Orzel Black has compiled a series of farming related topics that all point to one thing, there is a shift occurring at the core of our concept of farming. Every industry goes through cycles which lead to profound change in its identity. These cycles always look the same, early on you have whispers of technological change, then, as those new technologies are revealed to the industry the human factor enters and people retaliate and seek out social change to safeguard themselves from the advances that threaten to make them obsolete. Typically, there are strikes and a political discourse hits the mainstream media at which time people from other industries enter the mix. Throughout this months farming series Orzel Black has delved into a few advances in technology, we have written about the social programs that affect the industry through the H-2A Foreign Guest Worker Program, and we have talked about the rising trend in Eating Local. But what has brought all of these things to the forefront of discussion? People have increasingly turned to the urban environment to seek out jobs, farmers are getting older, and wages are rising in the farming industry due to a tightening labor force. We believe this is the center of gravity for the change in the industry that has brought it to the edge of the horizon, the next step is profound change.
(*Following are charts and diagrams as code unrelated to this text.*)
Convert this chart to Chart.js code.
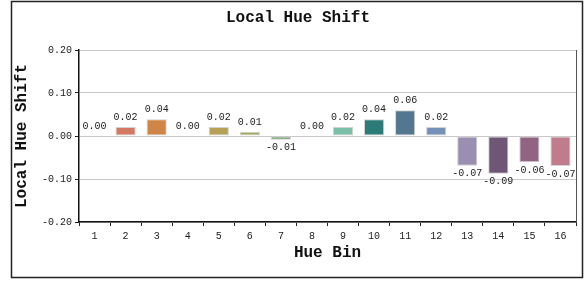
<!DOCTYPE html>
<html>
<head>
<meta charset="utf-8">
<script src="https://cdn.jsdelivr.net/npm/chart.js@4/dist/chart.umd.min.js"></script>
<style>
  body { margin: 0; background: #fff; }
  #wrap { width: 588px; height: 281px; }
</style>
</head>
<body>
<div id="wrap"><canvas id="chart" width="588" height="281"></canvas></div>
<script>
const bins = ['1', '2', '3', '4', '5', '6', '7', '8', '9', '10', '11', '12', '13', '14', '15', '16'];
const shifts = [0.00, 0.021, 0.039, 0.00, 0.021, 0.01, -0.009, 0.00, 0.021, 0.039, 0.06, 0.021, -0.069, -0.088, -0.061, -0.07];
const yTicks = [-0.2, -0.1, 0, 0.1, 0.2];
const barColors = [
  '#c86470', '#d37862', '#cf8546', '#c8a048', '#b6a056', '#a3a862', '#6c9a64', '#5aaa80',
  '#7cbfa8', '#2c7b78', '#53778e', '#7491b9', '#9b8fb1', '#6f5677', '#926483', '#c07b8c'
];

const monoFont = '"Courier New", "Liberation Mono", monospace';

// outer frame, title, right plot border and value labels
const decorations = {
  id: 'decorations',
  afterDraw(chart) {
    let ctx = chart.ctx;
    let area = chart.chartArea;
    ctx.save();

    ctx.strokeStyle = '#555';
    ctx.lineWidth = 1;
    ctx.beginPath();
    ctx.moveTo(Math.round(area.right) + 0.5, area.top);
    ctx.lineTo(Math.round(area.right) + 0.5, area.bottom);
    ctx.stroke();

    ctx.strokeStyle = '#222';
    ctx.lineWidth = 1.5;
    ctx.strokeRect(11.5, 1.5, 571, 276);

    ctx.fillStyle = '#111';
    ctx.font = 'bold 16px ' + monoFont;
    ctx.textAlign = 'center';
    ctx.textBaseline = 'middle';
    ctx.fillText('Local Hue Shift', 298, 18);

    ctx.font = '10px ' + monoFont;
    ctx.fillStyle = '#222';
    ctx.textBaseline = 'alphabetic';
    let meta = chart.getDatasetMeta(0);
    meta.data.forEach((bar, i) => {
      let v = shifts[i];
      let text = v.toFixed(2);
      if (v < 0) {
        ctx.fillText(text, bar.x, bar.y + 10.5);
      } else {
        ctx.fillText(text, bar.x, bar.y - 7);
      }
    });
    ctx.restore();
  }
};

const config = {
  type: 'bar',
  data: {
    labels: bins,
    datasets: [
      {
        label: 'Local Hue Shift',
        data: shifts,
        backgroundColor: barColors,
        borderColor: '#d2d2d2',
        borderWidth: 1,
        borderSkipped: false,
        categoryPercentage: 1,
        barPercentage: 0.65
      }
    ]
  },
  options: {
    responsive: false,
    animation: false,
    layout: {
      padding: { top: 50, right: 12, bottom: 0, left: 0 }
    },
    plugins: {
      legend: { display: false },
      title: { display: false },
      tooltip: { enabled: false }
    },
    scales: {
      x: {
        grid: {
          drawOnChartArea: false,
          drawTicks: true,
          tickLength: 4,
          tickColor: '#222',
          offset: true
        },
        border: { color: '#111', width: 1.5 },
        ticks: {
          color: '#222',
          padding: 4,
          maxRotation: 0,
          font: { family: monoFont, size: 10 }
        },
        title: {
          display: true,
          text: 'Hue Bin',
          color: '#111',
          padding: { top: 0, bottom: 18 },
          font: { family: monoFont, size: 16, weight: 'bold' }
        },
        afterFit(scale) {
          scale.height = 59;
        }
      },
      y: {
        min: -0.2,
        max: 0.2,
        afterBuildTicks(scale) {
          scale.ticks = yTicks.map(v => ({ value: v }));
        },
        grid: {
          color: '#c8c8c8',
          lineWidth: 1,
          tickLength: 4,
          tickColor: '#222'
        },
        border: { color: '#111', width: 1.5 },
        ticks: {
          color: '#222',
          padding: 3,
          font: { family: monoFont, size: 10 },
          callback: v => v.toFixed(2)
        },
        title: {
          display: true,
          text: 'Local Hue Shift',
          color: '#111',
          padding: { top: 12, bottom: 0 },
          font: { family: monoFont, size: 16, weight: 'bold' }
        },
        afterFit(scale) {
          scale.width = 79;
        }
      }
    }
  },
  plugins: [decorations]
};

var chart = new Chart(document.getElementById('chart'), config);
</script>
</body>
</html>
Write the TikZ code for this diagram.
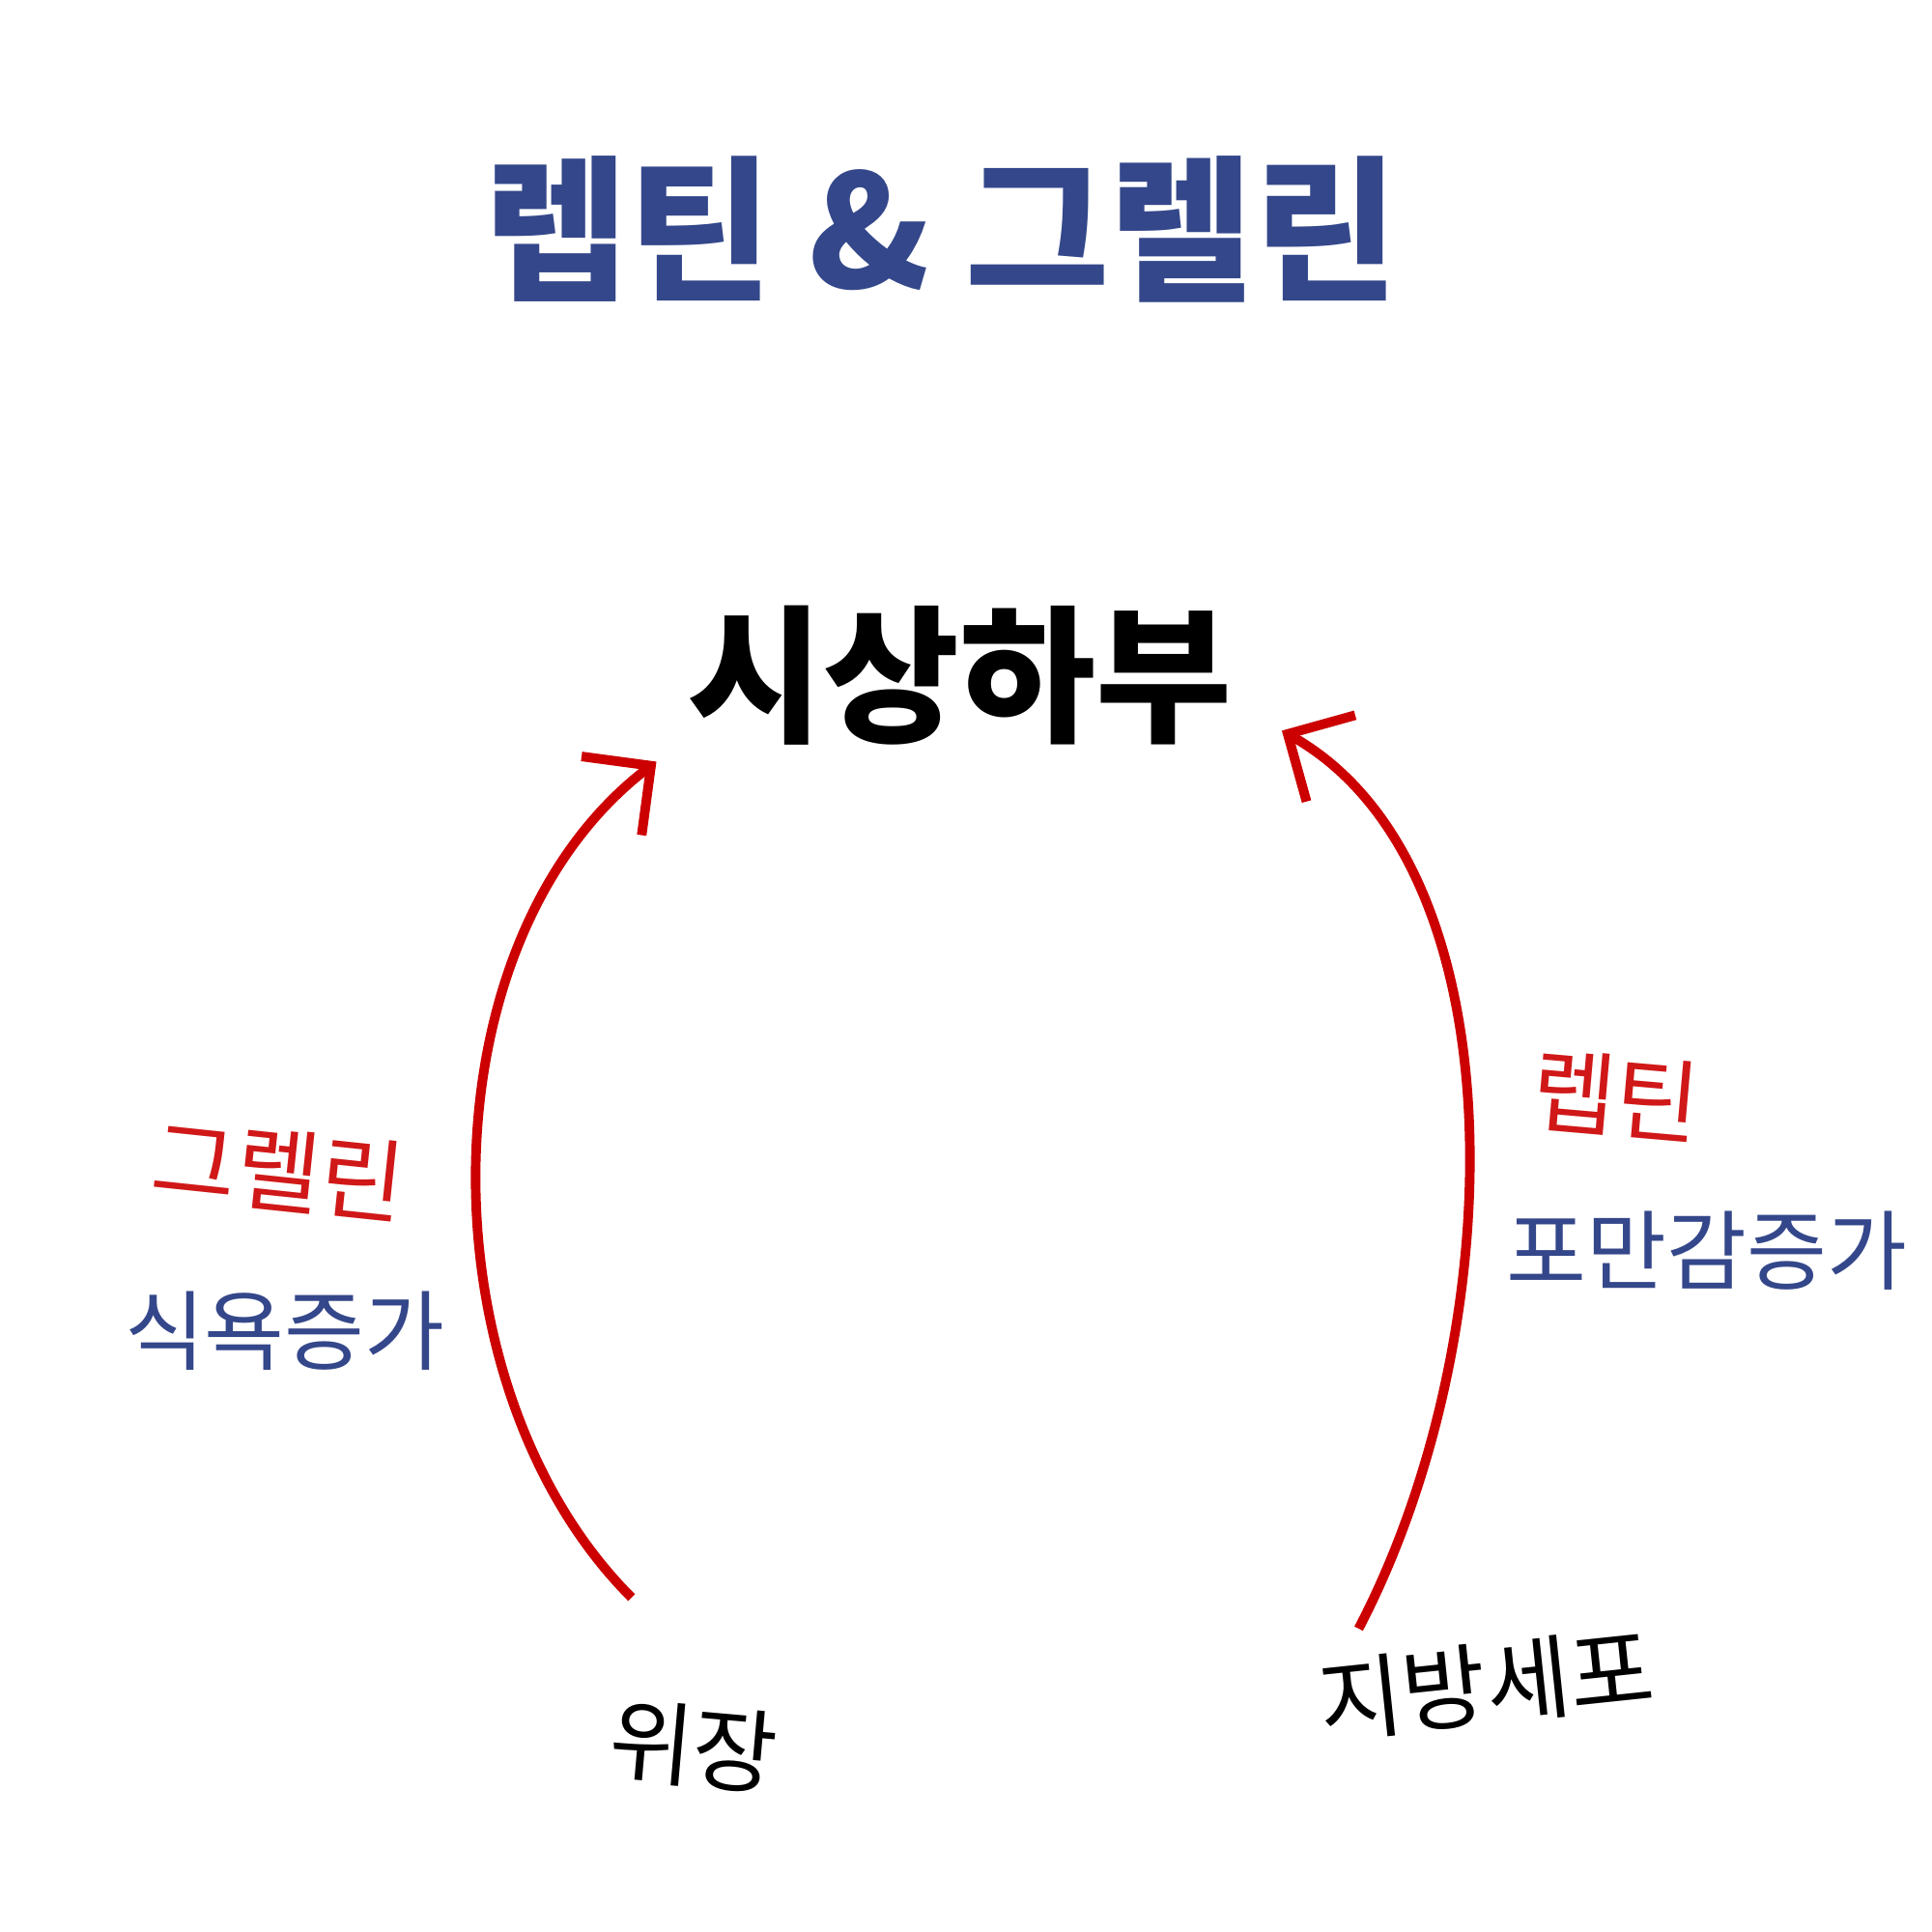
\documentclass[tikz,border=0pt]{standalone}
\usepackage{fontspec}
\setmainfont{Noto Sans CJK KR}
\usetikzlibrary{arrows.meta}
\definecolor{navy}{HTML}{34478A}
\definecolor{hred}{HTML}{D01818}
\tikzset{
  hand/.style={red!80!black,line width=2.2pt,-{Straight Barb[length=4mm,width=8mm]}},
  note/.style={text=navy,font=\fontsize{20}{22}\selectfont},
  scrib/.style={font=\fontsize{21}{23}\selectfont}
}
\begin{document}
\begin{tikzpicture}
  \useasboundingbox (0,0) rectangle (15.6,-15.6);
  \node[text=navy,font=\fontsize{36}{40}\bfseries\selectfont] (title) at (7.6,-1.85) {렙틴 \& 그렐린};
  \node[font=\fontsize{34}{38}\bfseries\selectfont] (hypo) at (7.75,-5.45) {시상하부};

  \node[scrib,rotate=-5] (gut) at (5.6,-14.1) {위장};
  \node[scrib,rotate=6] (fat) at (12.0,-13.6) {지방세포};

  \node[scrib,text=hred,rotate=-6] (ghrelin) at (2.25,-9.45) {그렐린};
  \node[note] (appetite) at (2.3,-10.75) {식욕증가};
  \node[scrib,text=hred,rotate=-5] (leptin) at (13.05,-8.85) {렙틴};
  \node[note] (satiety) at (13.78,-10.1) {포만감증가};

  \coordinate (gutTop) at (5.1,-12.9);
  \coordinate (hypoL) at (5.3,-6.15);
  \coordinate (fatTop) at (10.97,-13.15);
  \coordinate (hypoR) at (10.35,-5.9);

  \draw[hand] (gutTop) .. controls (3.4,-11.2) and (3.4,-7.6) .. (hypoL);
  \draw[hand] (fatTop) .. controls (12.2,-10.8) and (12.3,-7.0) .. (hypoR);
\end{tikzpicture}
\end{document}
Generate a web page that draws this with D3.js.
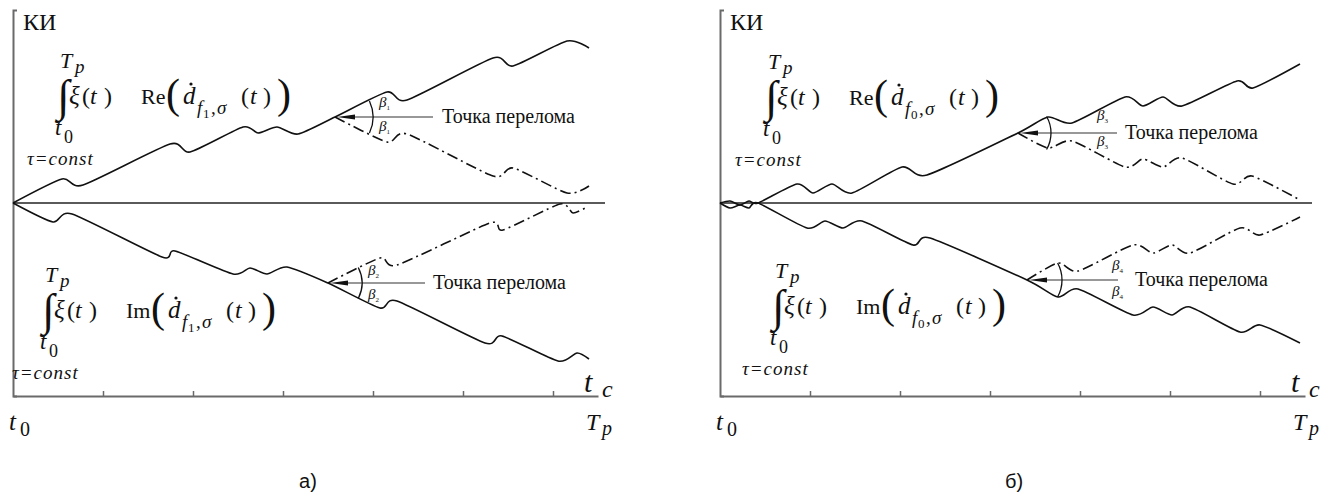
<!DOCTYPE html>
<html>
<head>
<meta charset="utf-8">
<script src="https://cdn.jsdelivr.net/npm/d3@7"></script>
<style>
  body { margin: 0; background: #fff; }
  text { font-family: "Liberation Serif", "DejaVu Serif", serif; fill: #111; }
</style>
</head>
<body>
<script>
// values: x = time from t0 (Tp = 585), y = KI (0 = zero line)
var tickValues = [90, 180, 270, 360, 450, 540];

// panel a)
var aReSolid = [[0,0],[49,24],[70,18],[157,59],[177,51],[230,76],[245,70],[264,76],[285,69],[322,86],[374,111],[394,103],[480,145],[500,137],[554,162],[576,155]];
var aReDash  = [[322,86],[374,61],[394,69],[480,27],[500,35],[554,10],[576,17]];
var aImSolid = [[0,0],[40,-19],[59,-11],[149,-54],[162,-48],[220,-71],[237,-65],[254,-71],[274,-64],[315,-80],[367,-105],[384,-98],[472,-140],[489,-133],[545,-158],[564,-150],[576,-156]];
var aImDash  = [[315,-80],[367,-55],[384,-62],[477,-20],[490,-27],[547,-1],[560,-10],[574,-4]];

// panel б)
var bReSolid = [[0,0],[10,2],[20,-2],[29,2],[38,0],[77,19],[93,10],[112,19],[132,10],[182,36],[207,28],[298,70],[328,86],[352,80],[405,106],[423,97],[443,106],[462,97],[517,122],[533,115],[580,139]];
var bReDash  = [[298,70],[328,55],[352,62],[405,36],[423,44],[443,36],[462,45],[513,19],[532,27],[580,3]];
var bImSolid = [[0,0],[10,-5],[20,-2],[29,-5],[38,0],[87,-25],[105,-18],[123,-25],[142,-18],[193,-42],[210,-35],[307,-77],[338,-94],[358,-86],[413,-112],[433,-104],[452,-112],[470,-104],[520,-129],[540,-122],[580,-140]];
var bImDash  = [[307,-77],[338,-60],[358,-68],[413,-42],[433,-50],[452,-42],[470,-50],[520,-25],[540,-32],[580,-14]];

var panelLabels = ["а)", "б)"];
var formulaSubs = ["1", "0"];
var betaSubs = [["1", "2"], ["3", "4"]];
var breakLabel = "Точка перелома";

var width = 1335, height = 495;

var svg = d3.select("body").append("svg")
    .attr("width", width)
    .attr("height", height);

var panels = [
  {ox: 13, axisY: 396, labelX: 308,
   series: [aReSolid, aReDash, aImSolid, aImDash],
   formulas: [{ix: 59, by: 104, part: "Re"}, {ix: 44, by: 318, part: "Im"}],
   notes: [{arrowTo: 420, textX: 429, r: 38, deg: 25, bdx: 44, up: -10, down: 14},
           {arrowTo: 412, textX: 420, r: 34, deg: 27, bdx: 40, up: -8, down: 16}]},
  {ox: 720, axisY: 396, labelX: 1014,
   series: [bReSolid, bReDash, bImSolid, bImDash],
   formulas: [{ix: 767, by: 105, part: "Re"}, {ix: 774, by: 314, part: "Im"}],
   notes: [{arrowTo: 397, textX: 405, r: 33, deg: 30, bdx: 79, up: -13, down: 13},
           {arrowTo: 398, textX: 415, r: 35, deg: 29, bdx: 85, up: -10, down: 16}]}
];

// pieces of the integral label, offsets from the integral sign / main baseline
var formulaPieces = [
  {t: "T", dx: 1, dy: -36, s: 22, i: 1},
  {t: "p", dx: 16, dy: -31, s: 19, i: 1},
  {t: "\u222B", dx: -2, dy: 7, s: 45},
  {t: "t", dx: -4, dy: 31, s: 23, i: 1},
  {t: "0", dx: 5, dy: 39, s: 18},
  {t: "\u03C4=const", dx: -32, dy: 61, s: 19, i: 1, ls: 1},
  {t: "\u03BE", dx: 10, dy: 0, s: 25, i: 1},
  {t: "(", dx: 23, dy: 0, s: 24},
  {t: "t", dx: 31, dy: 0, s: 24, i: 1},
  {t: ")", dx: 45, dy: 0, s: 24},
  {t: "PART", dx: 82, dy: 0, s: 22},
  {t: "(", dx: 107, dy: 4, s: 42},
  {t: "d", dx: 124, dy: 0, s: 25, i: 1},
  {t: "f", dx: 138, dy: 10, s: 19, i: 1},
  {t: "SUB", dx: 144, dy: 14, s: 13},
  {t: ",", dx: 152, dy: 10, s: 19},
  {t: "\u03C3", dx: 158, dy: 10, s: 19, i: 1},
  {t: "(", dx: 182, dy: 0, s: 24},
  {t: "t", dx: 191, dy: 0, s: 24, i: 1},
  {t: ")", dx: 204, dy: 0, s: 24},
  {t: ")", dx: 218, dy: 4, s: 42}
];

panels.forEach(function(p, pi) {
  var x = d3.scaleLinear().domain([0, 585]).range([p.ox, p.ox + 585]);
  var y = d3.scaleLinear().domain([-193, 193]).range([p.axisY, p.axisY - 386]);

  var g = svg.append("g");

  var xAxis = g.append("g")
      .attr("transform", "translate(0," + p.axisY + ")")
      .call(d3.axisBottom(x).tickValues(tickValues).tickSize(-5).tickSizeOuter(0).tickFormat(""));
  var yAxis = g.append("g")
      .attr("transform", "translate(" + p.ox + ",0)")
      .call(d3.axisLeft(y).tickValues([]).tickSizeOuter(-4));
  [xAxis, yAxis].forEach(function(a) {
    a.select(".domain").attr("stroke", "#6a6a6a").attr("stroke-width", 2);
    a.selectAll(".tick line").attr("stroke", "#6a6a6a").attr("stroke-width", 1.5);
  });

  g.append("line")
      .attr("x1", x(0)).attr("x2", x(592))
      .attr("y1", y(0)).attr("y2", y(0))
      .attr("stroke", "#5a5a5a").attr("stroke-width", 2);

  var line = d3.line()
      .x(function(d) { return x(d[0]); })
      .y(function(d) { return y(d[1]); })
      .curve(d3.curveCardinal.tension(0.3));

  p.series.forEach(function(s, si) {
    g.append("path")
        .attr("d", line(s))
        .attr("fill", "none")
        .attr("stroke", "#111")
        .attr("stroke-width", 1.6)
        .attr("stroke-dasharray", si % 2 ? "11,4,2,4" : null);
  });

  // break points: arrow, angle arc, beta labels
  p.notes.forEach(function(n, ni) {
    var bp = p.series[ni * 2 + 1][0];
    var cx = x(bp[0]), cy = y(bp[1]);
    g.append("line")
        .attr("x1", cx + 14).attr("x2", x(n.arrowTo))
        .attr("y1", cy).attr("y2", cy)
        .attr("stroke", "#333").attr("stroke-width", 1.2);
    g.append("path")
        .attr("d", "M" + (cx + 2) + "," + cy + "L" + (cx + 20) + "," + (cy - 2.6) + "L" + (cx + 20) + "," + (cy + 2.6) + "Z")
        .attr("fill", "#111");
    var th = n.deg * Math.PI / 180;
    var arc = d3.path();
    arc.moveTo(cx + n.r * Math.cos(-th), cy + n.r * Math.sin(-th));
    arc.arc(cx, cy, n.r, -th, th);
    g.append("path").attr("d", arc.toString())
        .attr("fill", "none").attr("stroke", "#111").attr("stroke-width", 1.3);
    [n.up, n.down].forEach(function(off) {
      var t = g.append("text")
          .attr("x", cx + n.bdx).attr("y", cy + off)
          .style("font-size", "15px").style("font-style", "italic")
          .text("\u03B2");
      t.append("tspan").attr("dy", 3).style("font-size", "7px").style("font-style", "normal")
          .text(betaSubs[pi][ni]);
    });
    g.append("text")
        .attr("x", x(n.textX)).attr("y", cy + 6)
        .style("font-size", "20px")
        .text(breakLabel);
  });

  // integral labels
  p.formulas.forEach(function(f) {
    formulaPieces.forEach(function(c) {
      var txt = c.t === "PART" ? f.part : c.t === "SUB" ? formulaSubs[pi] : c.t;
      g.append("text")
          .attr("x", f.ix + c.dx).attr("y", f.by + c.dy)
          .style("font-size", c.s + "px")
          .style("font-style", c.i ? "italic" : "normal")
          .style("letter-spacing", c.ls ? c.ls + "px" : null)
          .text(txt);
    });
    g.append("circle").attr("cx", f.ix + 132).attr("cy", f.by - 20).attr("r", 1.6).attr("fill", "#111");
  });

  // axis labels
  g.append("text").attr("x", p.ox + 10).attr("y", 30).style("font-size", "24px").text("КИ");
  g.append("text").attr("x", x(571)).attr("y", p.axisY - 4).style("font-size", "30px").style("font-style", "italic").text("t");
  g.append("text").attr("x", x(589)).attr("y", p.axisY + 1).style("font-size", "24px").style("font-style", "italic").text("c");
  g.append("text").attr("x", x(0) - 4).attr("y", p.axisY + 34).style("font-size", "25px").style("font-style", "italic").text("t");
  g.append("text").attr("x", x(0) + 7).attr("y", p.axisY + 40).style("font-size", "20px").text("0");
  g.append("text").attr("x", x(585) - 12).attr("y", p.axisY + 34).style("font-size", "24px").style("font-style", "italic").text("T");
  g.append("text").attr("x", x(585) + 4).attr("y", p.axisY + 39).style("font-size", "20px").style("font-style", "italic").text("p");

  g.append("text")
      .attr("x", p.labelX).attr("y", 488)
      .attr("text-anchor", "middle")
      .style("font-family", "'Liberation Sans', Arial, sans-serif")
      .style("font-size", "20px")
      .text(panelLabels[pi]);
});
</script>
</body>
</html>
Between 2014 and 2018, the average hourly real wage for non-supervisory hired farm workers (in 2018 dollars) rose from $12.00 to $13.25, an increase of 10.4 percent. This increase in the real wage for farm labor is the fastest experienced over a 4-year period during the past two decades. Employment of agricultural equipment operators is projected to increase 6 percent, about as fast as the average for all occupations, and faster than any other type of agricultural worker. Increased use of mechanization on farms is expected to lead to more jobs for agricultural equipment operators relative to farm workers and laborers. The rise in wages has put farmers between a rock and a hard place as Riley Graham explains in her article 'Increasing Farm Wages: A Labor Crisis and the Effects on Agriculture', "To mitigate the cost of labor farmers are forced to increase productivity of their crews, raise their prices, or switch to automated processes. Each of these options has major drawbacks. Increasing productivity is difficult and there is only so much work that can be done in one day. Some farms offer production bonuses to their workers based on how many pounds of produce is harvested in the day. These bonuses can be costly, especially since the workers baseline pay is already so high. Since labor is more expensive, the price of the crop must go up. However, farmers are competing not only with other states with lower minimum wages, but with other countries that have no regulations regarding farm labor. Raising the price of the product will only result in more produce being imported from Mexico. This takes jobs away from entry level positions across the entire farm."
As much as the 'edge' may frighten some, I believe the discussions we have brought about this month in regards to farming, when applied together can be a powerful solution and could usher Agro-business into a new era, take us passed the edge of the horizon. If farmers pivot from big-business to their local communities by utilizing the technology becoming more affordable in the form of modular farming, l believe they would need to hire more hands to assist in the sales and management of produce in local farmer's markets which would stabilize the tightened labor market while at the same time being able to raise the price of produce under the premise that the food is fresh and local. And I believe people will buy, because they are already doing so. We see eat local signs everywhere now to include big box stares like Walmart and Target. In addition, if a domestic guest worker program was instated I believe communities would be able to more effectively and efficiently manage their population in need of work.
Let's make a greater effort to support our local farmer's markets and not only meet the people of our communities but lets put people to work. Farmers can grow and sell their produce at better prices and in turn can pay off their hired hands better, local box truck drivers can pick up and deliver their produce to the market place, and families can support the community by spending their dollars on the people that make their community what it is.